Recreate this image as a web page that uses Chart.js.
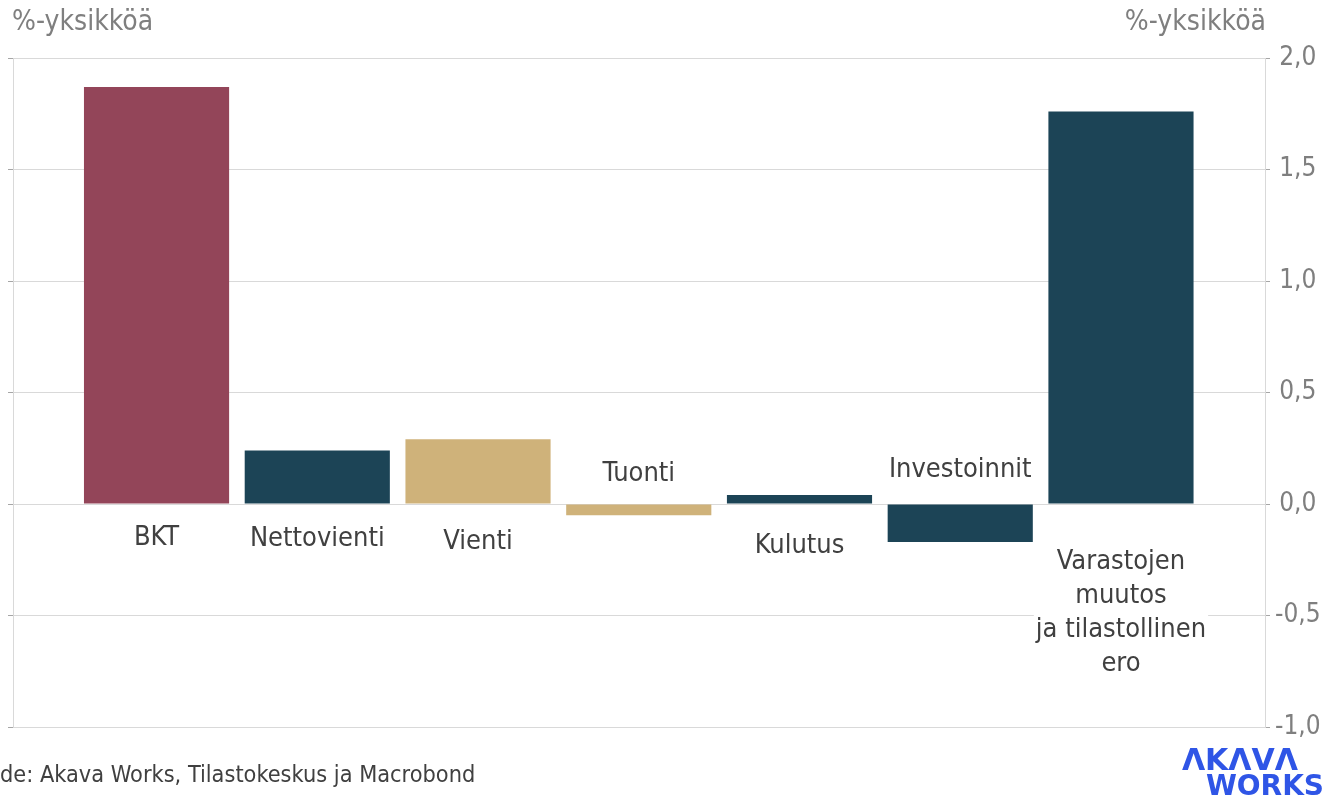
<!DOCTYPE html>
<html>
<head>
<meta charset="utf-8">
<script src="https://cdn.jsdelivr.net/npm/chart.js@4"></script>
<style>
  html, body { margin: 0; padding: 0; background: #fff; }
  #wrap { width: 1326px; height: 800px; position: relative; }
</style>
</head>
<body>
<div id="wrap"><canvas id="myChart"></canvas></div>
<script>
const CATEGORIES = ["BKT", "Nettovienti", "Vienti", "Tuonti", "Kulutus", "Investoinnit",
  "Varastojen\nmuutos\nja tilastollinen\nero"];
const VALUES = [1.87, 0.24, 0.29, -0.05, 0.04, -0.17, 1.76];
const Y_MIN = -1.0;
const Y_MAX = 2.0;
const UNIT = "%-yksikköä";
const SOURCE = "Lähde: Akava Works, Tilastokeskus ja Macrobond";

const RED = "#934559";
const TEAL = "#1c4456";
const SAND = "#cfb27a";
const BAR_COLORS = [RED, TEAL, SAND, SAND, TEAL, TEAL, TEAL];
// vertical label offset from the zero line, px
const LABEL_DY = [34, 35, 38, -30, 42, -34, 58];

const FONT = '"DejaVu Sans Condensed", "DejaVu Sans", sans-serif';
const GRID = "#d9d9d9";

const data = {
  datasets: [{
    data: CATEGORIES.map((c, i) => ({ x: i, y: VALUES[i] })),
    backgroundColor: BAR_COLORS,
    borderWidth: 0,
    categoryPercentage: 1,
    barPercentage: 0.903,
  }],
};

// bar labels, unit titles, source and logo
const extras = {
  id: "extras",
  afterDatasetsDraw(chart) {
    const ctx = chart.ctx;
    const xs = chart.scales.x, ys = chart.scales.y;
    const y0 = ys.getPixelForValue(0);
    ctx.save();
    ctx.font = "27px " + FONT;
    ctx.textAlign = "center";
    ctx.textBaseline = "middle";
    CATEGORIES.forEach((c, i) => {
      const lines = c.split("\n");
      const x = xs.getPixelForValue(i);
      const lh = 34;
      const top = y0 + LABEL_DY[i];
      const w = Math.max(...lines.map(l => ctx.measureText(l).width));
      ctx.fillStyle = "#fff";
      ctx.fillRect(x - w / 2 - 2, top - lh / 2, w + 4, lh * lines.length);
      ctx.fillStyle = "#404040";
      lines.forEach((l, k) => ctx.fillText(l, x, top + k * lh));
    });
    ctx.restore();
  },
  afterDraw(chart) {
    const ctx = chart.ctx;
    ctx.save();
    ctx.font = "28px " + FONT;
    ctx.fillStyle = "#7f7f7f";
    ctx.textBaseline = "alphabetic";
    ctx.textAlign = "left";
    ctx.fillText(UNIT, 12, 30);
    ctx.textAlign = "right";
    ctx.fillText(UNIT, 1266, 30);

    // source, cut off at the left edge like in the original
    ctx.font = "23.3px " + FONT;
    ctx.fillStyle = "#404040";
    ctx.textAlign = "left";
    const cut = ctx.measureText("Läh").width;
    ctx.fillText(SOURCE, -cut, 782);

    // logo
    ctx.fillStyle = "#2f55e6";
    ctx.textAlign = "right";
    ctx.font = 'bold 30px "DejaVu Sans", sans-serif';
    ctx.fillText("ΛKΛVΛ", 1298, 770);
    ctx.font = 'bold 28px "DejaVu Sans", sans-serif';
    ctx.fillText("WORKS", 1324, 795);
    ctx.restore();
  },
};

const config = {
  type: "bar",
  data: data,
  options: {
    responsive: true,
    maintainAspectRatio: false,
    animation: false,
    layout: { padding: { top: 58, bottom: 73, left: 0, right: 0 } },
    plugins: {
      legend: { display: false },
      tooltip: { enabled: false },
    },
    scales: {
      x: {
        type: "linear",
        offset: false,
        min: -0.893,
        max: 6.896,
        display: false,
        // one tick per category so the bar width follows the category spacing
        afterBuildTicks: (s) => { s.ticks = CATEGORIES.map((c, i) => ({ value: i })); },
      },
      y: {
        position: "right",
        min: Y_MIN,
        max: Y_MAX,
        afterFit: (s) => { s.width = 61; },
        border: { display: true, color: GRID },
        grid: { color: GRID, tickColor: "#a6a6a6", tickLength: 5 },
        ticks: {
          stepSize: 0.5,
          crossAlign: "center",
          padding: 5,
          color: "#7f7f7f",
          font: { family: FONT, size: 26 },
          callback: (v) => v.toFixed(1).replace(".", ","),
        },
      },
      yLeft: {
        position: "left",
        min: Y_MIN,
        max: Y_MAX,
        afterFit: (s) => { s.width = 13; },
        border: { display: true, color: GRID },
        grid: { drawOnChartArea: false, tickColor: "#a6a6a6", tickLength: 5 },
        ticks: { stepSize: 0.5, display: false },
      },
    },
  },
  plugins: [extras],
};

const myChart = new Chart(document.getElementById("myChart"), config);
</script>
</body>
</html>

WHAT IS EXPECTED: Give all the lines above again, character for character, without pictures.

TASK ANSWER:
Recreate this image as a web page that uses Chart.js.
<!DOCTYPE html>
<html>
<head>
<meta charset="utf-8">
<script src="https://cdn.jsdelivr.net/npm/chart.js@4"></script>
<style>
  html, body { margin: 0; padding: 0; background: #fff; }
  #wrap { width: 1326px; height: 800px; position: relative; }
</style>
</head>
<body>
<div id="wrap"><canvas id="myChart"></canvas></div>
<script>
const CATEGORIES = ["BKT", "Nettovienti", "Vienti", "Tuonti", "Kulutus", "Investoinnit",
  "Varastojen\nmuutos\nja tilastollinen\nero"];
const VALUES = [1.87, 0.24, 0.29, -0.05, 0.04, -0.17, 1.76];
const Y_MIN = -1.0;
const Y_MAX = 2.0;
const UNIT = "%-yksikköä";
const SOURCE = "Lähde: Akava Works, Tilastokeskus ja Macrobond";

const RED = "#934559";
const TEAL = "#1c4456";
const SAND = "#cfb27a";
const BAR_COLORS = [RED, TEAL, SAND, SAND, TEAL, TEAL, TEAL];
// vertical label offset from the zero line, px
const LABEL_DY = [34, 35, 38, -30, 42, -34, 58];

const FONT = '"DejaVu Sans Condensed", "DejaVu Sans", sans-serif';
const GRID = "#d9d9d9";

const data = {
  datasets: [{
    data: CATEGORIES.map((c, i) => ({ x: i, y: VALUES[i] })),
    backgroundColor: BAR_COLORS,
    borderWidth: 0,
    categoryPercentage: 1,
    barPercentage: 0.903,
  }],
};

// bar labels, unit titles, source and logo
const extras = {
  id: "extras",
  afterDatasetsDraw(chart) {
    const ctx = chart.ctx;
    const xs = chart.scales.x, ys = chart.scales.y;
    const y0 = ys.getPixelForValue(0);
    ctx.save();
    ctx.font = "27px " + FONT;
    ctx.textAlign = "center";
    ctx.textBaseline = "middle";
    CATEGORIES.forEach((c, i) => {
      const lines = c.split("\n");
      const x = xs.getPixelForValue(i);
      const lh = 34;
      const top = y0 + LABEL_DY[i];
      const w = Math.max(...lines.map(l => ctx.measureText(l).width));
      ctx.fillStyle = "#fff";
      ctx.fillRect(x - w / 2 - 2, top - lh / 2, w + 4, lh * lines.length);
      ctx.fillStyle = "#404040";
      lines.forEach((l, k) => ctx.fillText(l, x, top + k * lh));
    });
    ctx.restore();
  },
  afterDraw(chart) {
    const ctx = chart.ctx;
    ctx.save();
    ctx.font = "28px " + FONT;
    ctx.fillStyle = "#7f7f7f";
    ctx.textBaseline = "alphabetic";
    ctx.textAlign = "left";
    ctx.fillText(UNIT, 12, 30);
    ctx.textAlign = "right";
    ctx.fillText(UNIT, 1266, 30);

    // source, cut off at the left edge like in the original
    ctx.font = "23.3px " + FONT;
    ctx.fillStyle = "#404040";
    ctx.textAlign = "left";
    const cut = ctx.measureText("Läh").width;
    ctx.fillText(SOURCE, -cut, 782);

    // logo
    ctx.fillStyle = "#2f55e6";
    ctx.textAlign = "right";
    ctx.font = 'bold 30px "DejaVu Sans", sans-serif';
    ctx.fillText("ΛKΛVΛ", 1298, 770);
    ctx.font = 'bold 28px "DejaVu Sans", sans-serif';
    ctx.fillText("WORKS", 1324, 795);
    ctx.restore();
  },
};

const config = {
  type: "bar",
  data: data,
  options: {
    responsive: true,
    maintainAspectRatio: false,
    animation: false,
    layout: { padding: { top: 58, bottom: 73, left: 0, right: 0 } },
    plugins: {
      legend: { display: false },
      tooltip: { enabled: false },
    },
    scales: {
      x: {
        type: "linear",
        offset: false,
        min: -0.893,
        max: 6.896,
        display: false,
        // one tick per category so the bar width follows the category spacing
        afterBuildTicks: (s) => { s.ticks = CATEGORIES.map((c, i) => ({ value: i })); },
      },
      y: {
        position: "right",
        min: Y_MIN,
        max: Y_MAX,
        afterFit: (s) => { s.width = 61; },
        border: { display: true, color: GRID },
        grid: { color: GRID, tickColor: "#a6a6a6", tickLength: 5 },
        ticks: {
          stepSize: 0.5,
          crossAlign: "center",
          padding: 5,
          color: "#7f7f7f",
          font: { family: FONT, size: 26 },
          callback: (v) => v.toFixed(1).replace(".", ","),
        },
      },
      yLeft: {
        position: "left",
        min: Y_MIN,
        max: Y_MAX,
        afterFit: (s) => { s.width = 13; },
        border: { display: true, color: GRID },
        grid: { drawOnChartArea: false, tickColor: "#a6a6a6", tickLength: 5 },
        ticks: { stepSize: 0.5, display: false },
      },
    },
  },
  plugins: [extras],
};

const myChart = new Chart(document.getElementById("myChart"), config);
</script>
</body>
</html>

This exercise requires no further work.